Avec son comparse Ola, Carl Johan de feu-Vit Päls profite de son congé paternité pour enregistrer un album romantique dont le titre donne en français quelque chose comme « Histoires d’amour dans un ordre non chronologique depuis l’éveil sexuel jusqu’à aujourd’hui ».
On y trouve plein de sucreries pop comme à l’habitude. « Nåt att dansa till », par exemple, presque du Vit Päls, qui nous conte l’envie de sortir et de danser dégagée du besoin de séduire, pendant que son aimée reste à la maison à regarder la téloche. Oui, ceci est un disque programme.
Mais ce qui nous réjouit le plus, ce sont les morceaux s’éloignant davantage de la bonne soupe pop primordiale pour se colleter à des ambiances plus moites. Depuis « Avancerad Magi », Carl Johan et ses complices ont mis leurs doigts dans la prise de l’électro et leurs compositions ont chopé la danse de Saint Guy (-Man). Il y a toujours eu quelque chose de dansant et de festif (je vous vois froncer les sourcils : on pense ici au « Party in the USA » de Jonathan Richman et non à la Bande à Basile officiant en Tryo) mais quelque chose se précise davantage dans le cadre de la leçon Goddard/Taylor administré depuis des années, soit du Nerd blanc toujours un peu handicapé des hanches mais dont le cortex est branché en permanence sur les percussions du Ghana. En résulte « Äntligen », machine à danser Lo Fi qui ne fera pas fureur dans les blockparties mais déchaînerait bien les foules au festival Way Out West de Göteborg en première partie de soirée, disons avant Hot Chip (ou simplement, voire vraisemblablement, dans un bar indie de Malmö).
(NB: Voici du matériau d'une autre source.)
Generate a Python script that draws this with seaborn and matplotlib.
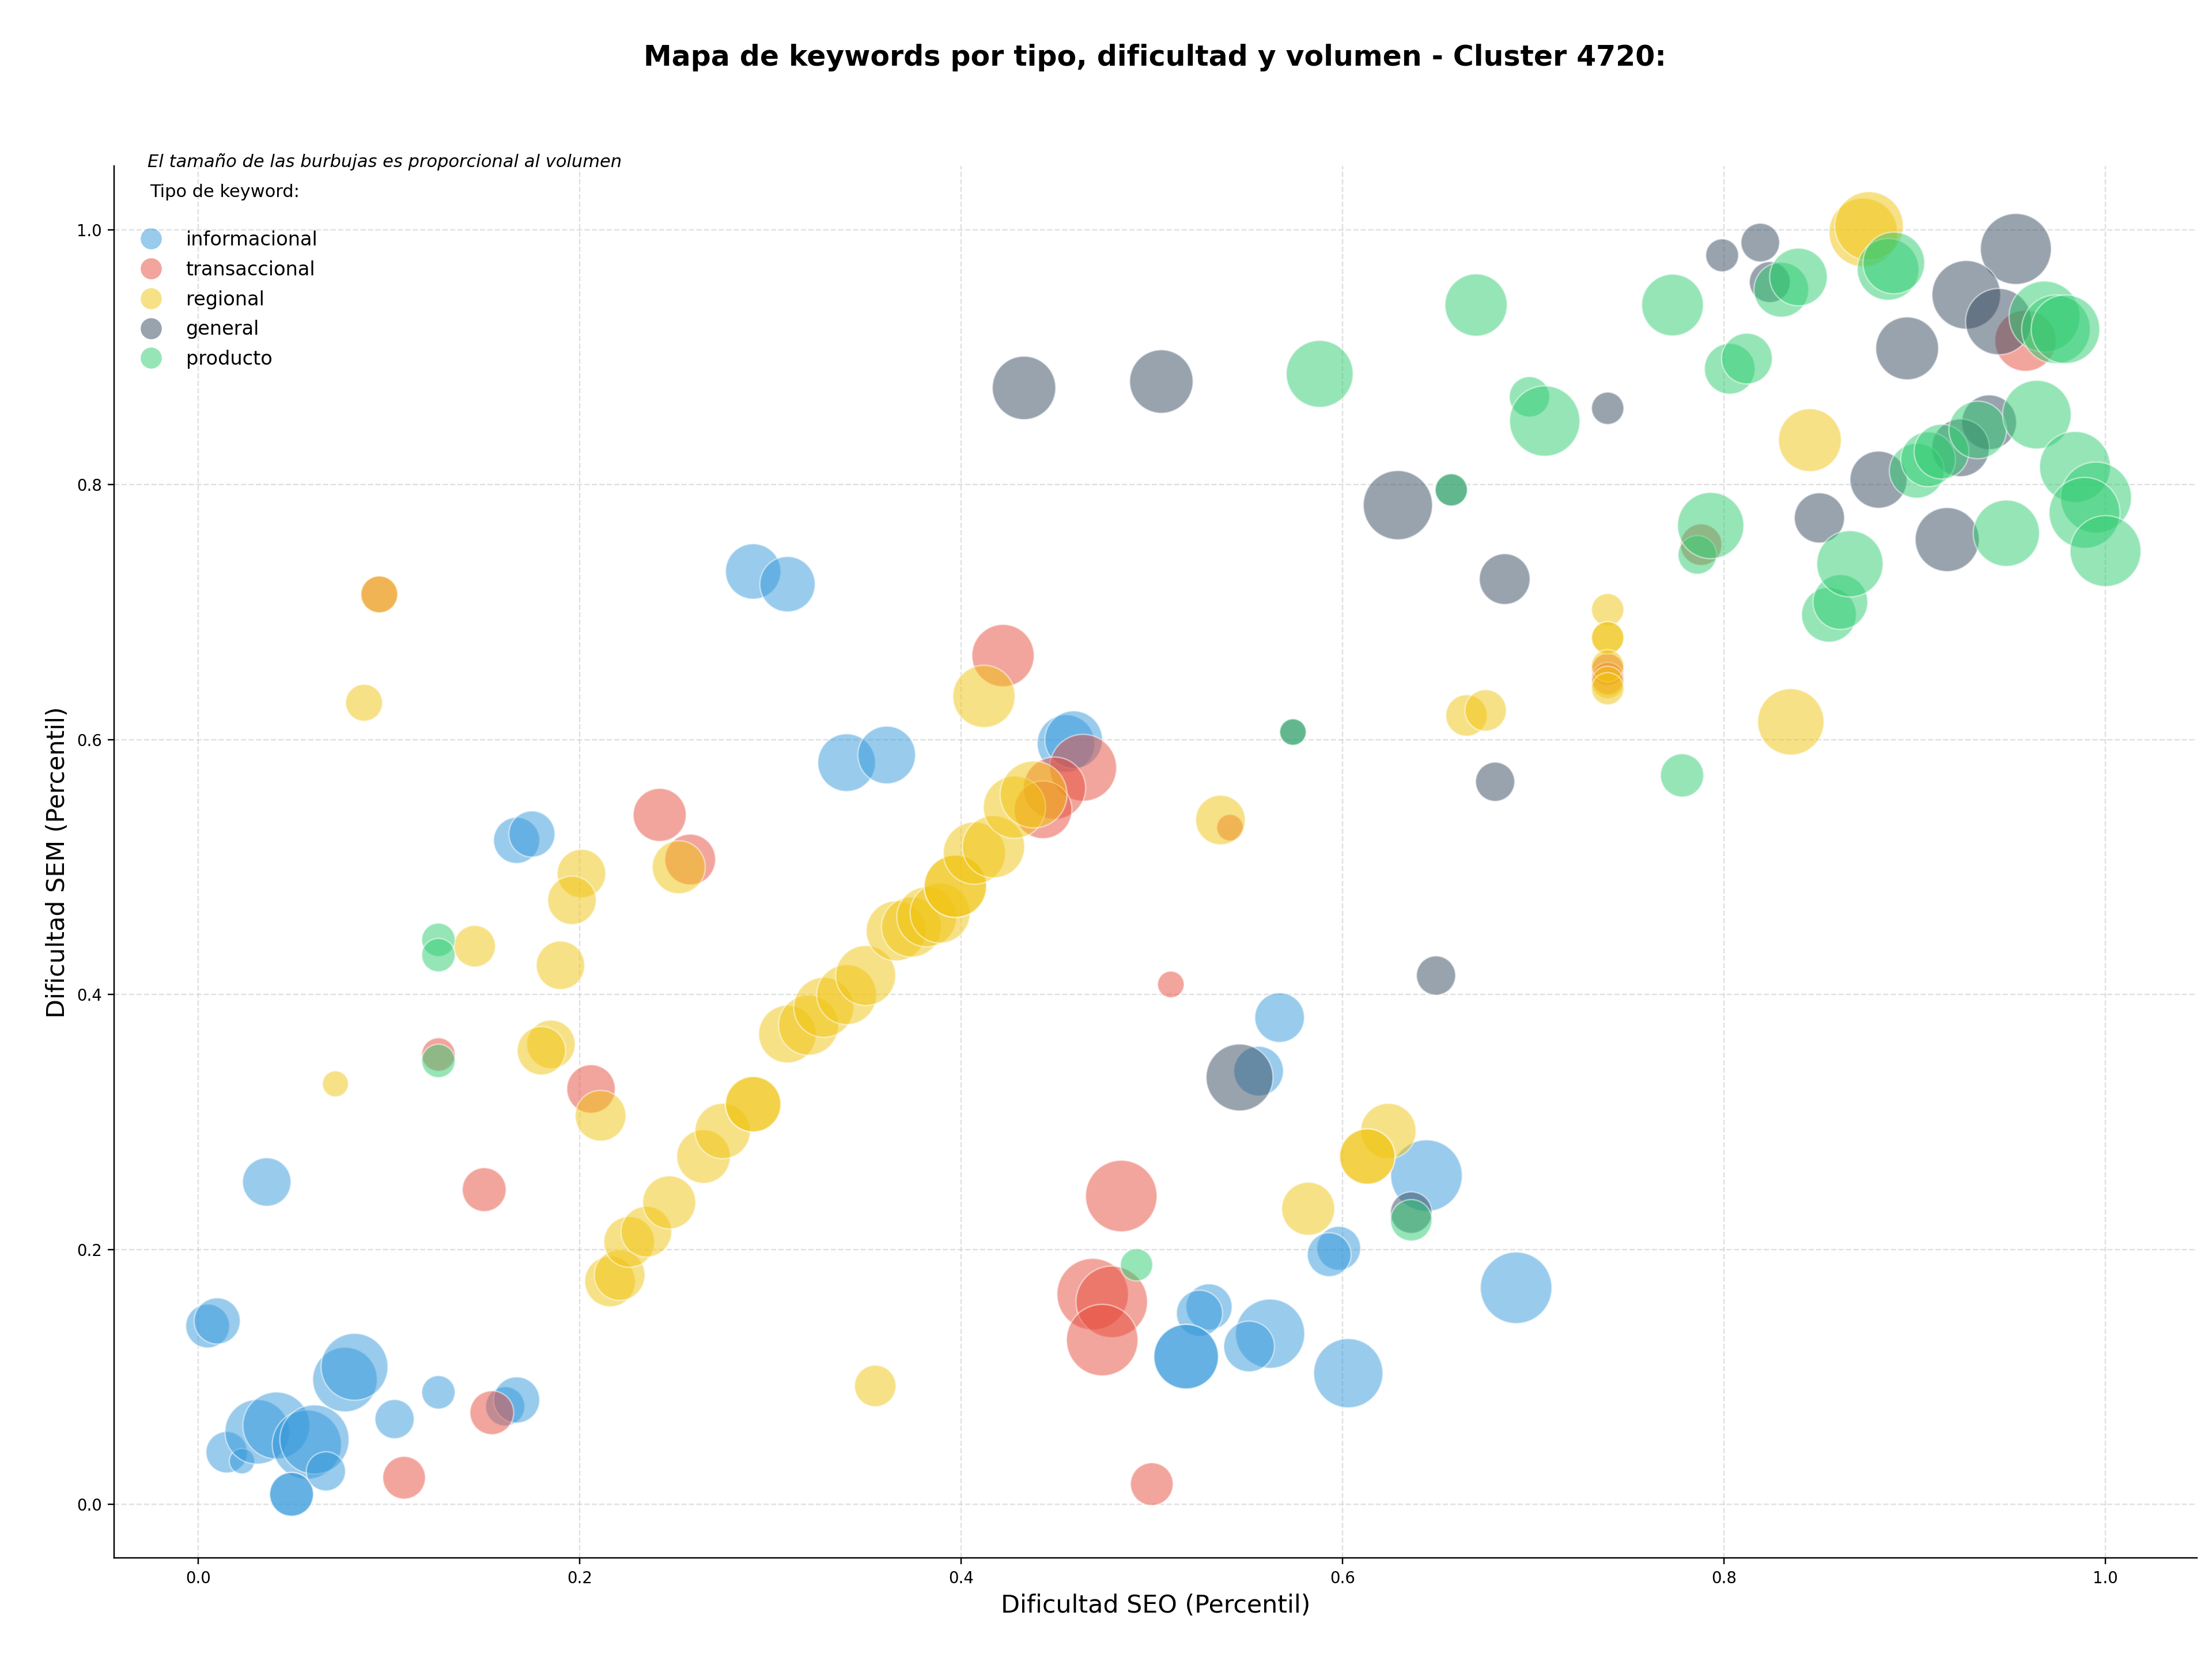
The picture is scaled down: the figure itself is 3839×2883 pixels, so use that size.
import pandas as pd
import matplotlib
matplotlib.use("Agg")
import matplotlib.pyplot as plt
import seaborn as sns
from matplotlib.lines import Line2D

# --- datos (percentiles SEO / SEM y volumen de busqueda) ---
TIPOS = ["informacional", "transaccional", "regional", "general", "producto"]
COLORES = {
    "informacional": "#3498db",
    "transaccional": "#e74c3c",
    "regional": "#f1c40f",
    "general": "#34495e",
    "producto": "#2ecc71",
}

info_seo = [0.005, 0.010, 0.015, 0.023, 0.031, 0.041, 0.057, 0.061, 0.049, 0.049,
            0.067, 0.077, 0.082, 0.103, 0.126, 0.161, 0.167, 0.036, 0.167, 0.175,
            0.291, 0.309, 0.340, 0.361, 0.455, 0.459, 0.567, 0.556, 0.644, 0.598,
            0.593, 0.691, 0.530, 0.525, 0.518, 0.518, 0.562, 0.551, 0.603]
info_sem = [0.140, 0.144, 0.041, 0.034, 0.057, 0.062, 0.047, 0.051, 0.008, 0.008,
            0.026, 0.098, 0.108, 0.067, 0.088, 0.077, 0.082, 0.253, 0.521, 0.526,
            0.732, 0.722, 0.582, 0.588, 0.597, 0.600, 0.382, 0.340, 0.258, 0.201,
            0.196, 0.170, 0.155, 0.150, 0.116, 0.116, 0.134, 0.124, 0.103]
info_vol = [578, 640, 518, 194, 1254, 1346, 1440, 1440, 578, 578,
            462, 1254, 1346, 462, 336, 462, 640, 706, 640, 640,
            922, 922, 1000, 1000, 1000, 1000, 740, 740, 1538, 578,
            578, 1538, 640, 640, 1254, 1254, 1440, 774, 1440]

trans_seo = [0.108, 0.154, 0.150, 0.126, 0.206, 0.242, 0.258, 0.422, 0.464, 0.449,
             0.443, 0.095, 0.541, 0.510, 0.484, 0.469, 0.479, 0.474, 0.500, 0.958,
             0.788, 0.739, 0.739]
trans_sem = [0.021, 0.072, 0.247, 0.353, 0.326, 0.541, 0.506, 0.666, 0.578, 0.562,
             0.545, 0.714, 0.531, 0.408, 0.242, 0.165, 0.159, 0.129, 0.016, 0.913,
             0.753, 0.655, 0.648]
trans_vol = [548, 578, 578, 336, 706, 846, 774, 1166, 1346, 1166,
             1000, 410, 212, 212, 1538, 1538, 1538, 1538, 548, 1124,
             518, 314, 314]

reg_seo = [0.095, 0.087, 0.072, 0.145, 0.190, 0.201, 0.196, 0.185, 0.180, 0.211,
           0.216, 0.221, 0.226, 0.235, 0.247, 0.252, 0.265, 0.275, 0.291, 0.291,
           0.309, 0.320, 0.328, 0.340, 0.350, 0.366, 0.374, 0.382, 0.389, 0.397,
           0.397, 0.407, 0.417, 0.428, 0.438, 0.412, 0.536, 0.665, 0.675, 0.624,
           0.613, 0.613, 0.582, 0.355, 0.739, 0.739, 0.739, 0.739, 0.739, 0.739,
           0.835, 0.845, 0.873, 0.876]
reg_sem = [0.714, 0.629, 0.330, 0.438, 0.423, 0.495, 0.474, 0.361, 0.356, 0.305,
           0.175, 0.180, 0.206, 0.214, 0.237, 0.500, 0.273, 0.293, 0.314, 0.314,
           0.369, 0.376, 0.390, 0.400, 0.415, 0.450, 0.453, 0.461, 0.464, 0.485,
           0.485, 0.511, 0.516, 0.547, 0.557, 0.634, 0.537, 0.619, 0.623, 0.293,
           0.273, 0.273, 0.232, 0.093, 0.702, 0.680, 0.680, 0.658, 0.645, 0.640,
           0.614, 0.835, 0.998, 1.003]
reg_vol = [410, 410, 203, 518, 706, 706, 706, 706, 706, 774,
           774, 774, 774, 774, 846, 846, 865, 922, 922, 922,
           1000, 1082, 1082, 1082, 1082, 1082, 1082, 1082, 1082, 1166,
           1166, 1166, 1166, 1166, 1346, 1166, 740, 518, 518, 922,
           922, 922, 846, 518, 314, 314, 314, 314, 314, 314,
           1322, 1188, 1416, 1416]

gen_seo = [0.433, 0.505, 0.629, 0.657, 0.685, 0.680, 0.649, 0.546, 0.636, 0.574,
           0.739, 0.799, 0.819, 0.824, 0.953, 0.927, 0.944, 0.896, 0.939, 0.924,
           0.881, 0.917, 0.850]
gen_sem = [0.876, 0.881, 0.784, 0.796, 0.726, 0.567, 0.415, 0.335, 0.229, 0.606,
           0.860, 0.980, 0.990, 0.959, 0.985, 0.949, 0.928, 0.907, 0.849, 0.829,
           0.804, 0.757, 0.774]
gen_vol = [1210, 1210, 1440, 314, 774, 462, 462, 1346, 518, 212,
           314, 325, 449, 504, 1513, 1416, 1322, 1188, 902, 1000,
           980, 1232, 757]

prod_seo = [0.126, 0.126, 0.126, 0.492, 0.574, 0.636, 0.588, 0.670, 0.657, 0.698,
            0.706, 0.773, 0.778, 0.786, 0.793, 0.803, 0.812, 0.830, 0.839, 0.886,
            0.889, 0.855, 0.861, 0.866, 0.901, 0.907, 0.914, 0.933, 0.964, 0.948,
            0.968, 0.974, 0.979, 0.984, 0.995, 0.989, 1.000]
prod_sem = [0.443, 0.431, 0.348, 0.188, 0.606, 0.223, 0.887, 0.941, 0.796, 0.869,
            0.850, 0.941, 0.572, 0.745, 0.768, 0.891, 0.899, 0.953, 0.963, 0.969,
            0.974, 0.698, 0.708, 0.738, 0.811, 0.820, 0.826, 0.843, 0.855, 0.762,
            0.932, 0.922, 0.922, 0.814, 0.790, 0.778, 0.748]
prod_vol = [336, 336, 336, 314, 212, 518, 1346, 1166, 314, 490,
            1488, 1145, 562, 449, 1322, 774, 774, 902, 1000, 1145,
            1145, 902, 902, 1322, 902, 902, 902, 1000, 1416, 1322,
            1513, 1416, 1416, 1513, 1513, 1513, 1513]

SERIES = {
    "informacional": (info_seo, info_sem, info_vol),
    "transaccional": (trans_seo, trans_sem, trans_vol),
    "regional": (reg_seo, reg_sem, reg_vol),
    "general": (gen_seo, gen_sem, gen_vol),
    "producto": (prod_seo, prod_sem, prod_vol),
}

frames = []
for tipo in TIPOS:
    seo, sem, vol = SERIES[tipo]
    frames.append(pd.DataFrame({"seo": seo, "sem": sem, "volumen": vol, "tipo": tipo}))
df = pd.concat(frames, ignore_index=True)

VOL_MAX = 1600

fig = plt.figure(figsize=(3840 / 220, 2883 / 220), dpi=220)
ax = fig.add_axes([0.0516, 0.062, 0.9414, 0.838])

sns.scatterplot(
    data=df, x="seo", y="sem", hue="tipo", size="volumen",
    palette=COLORES, hue_order=TIPOS,
    sizes=(0, 1.071 * VOL_MAX), size_norm=(0, VOL_MAX),
    alpha=0.5, edgecolor="white", linewidth=0.8,
    legend=False, ax=ax,
)

ax.set_xlim(-0.044, 1.048)
ax.set_ylim(-0.042, 1.050)
ax.set_xticks([0.0, 0.2, 0.4, 0.6, 0.8, 1.0])
ax.set_yticks([0.0, 0.2, 0.4, 0.6, 0.8, 1.0])
ax.tick_params(labelsize=9)
ax.grid(True, linestyle="--", color="#cccccc", alpha=0.6, linewidth=0.8)
ax.set_axisbelow(True)
sns.despine(ax=ax)

ax.set_xlabel("Dificultad SEO (Percentil)", fontsize=14)
ax.set_ylabel("Dificultad SEM (Percentil)", fontsize=14)

fig.text(0.522, 1 - 100 / 2883,
         "Mapa de keywords por tipo, dificultad y volumen - Cluster 4720:",
         ha="center", va="center", fontsize=16, fontweight="bold")

ax.text(0.016, 1.003, "El tamaño de las burbujas es proporcional al volumen",
        transform=ax.transAxes, ha="left", va="center", fontsize=10, style="italic")

handles = [
    Line2D([0], [0], marker="o", linestyle="", markersize=12,
           markerfacecolor=COLORES[t], markeredgecolor="none", alpha=0.5, label=t)
    for t in TIPOS
]
ax.legend(handles=handles, title="Tipo de keyword:\n", loc="upper left",
          frameon=False, fontsize=11, title_fontsize=10, labelspacing=0.56)

fig.savefig("out.png", dpi=220)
Les paroles sont, pour ce qu’on peut en attraper, toujours bien vues, amusantes et capturent toujours autant, sinon l’air du temps (perdu), au moins la vie (retrouvée) de Carl Johan.
Que ce soit avec une guitare (seule ou presque) sur « Som Alla Andra » (« comme tous les autres »), superbe finale, ou avec tout l’apparat du mini studio, les chœurs, les bongos comme du temps du premier album et la nostalgie d’un premier été amoureux comme sur Hot Daang, Carl Johan touche et fait feu de tout bois, y compris des vielles cassettes de caméscope :
On trouve aussi une bombinette, « Spela Shoreline », presqu’inaccessible à nous autres d’Outre Scandinavie, au texte farci de références aux groupes inexportables et inexportés (ou qui aurait dû le rester cf le gros dans Ace of Base) comme Håkan Hellström et Broder Daniel, dont on vous colle le titre qui déchaîne les foules d’ici. Vous vous ferez votre idée.
Pour ma part, j’aime aussi beaucoup « Efter Festen », avec son saxophone inattendu et sa solitude qui prend une allure presque métaphysique alors qu’on parle, je crois du moins, de la folie des départs pour la cambrousse qui prend les suédois à date plus ou moins fixes et laissent les villes vides ainsi que certains désœuvrés et autres cœurs solitaires aux prises avec leurs pires démons.
Encore un album dont on parlera peu et certainement encore moins en terres Macroniennes mais qui vaut plus que quelques écoutes sur votre lecteur en ligne préféré. Un LP est disponible sur Det Svenska Musik Undret et Hybris. Faites-le vôtre.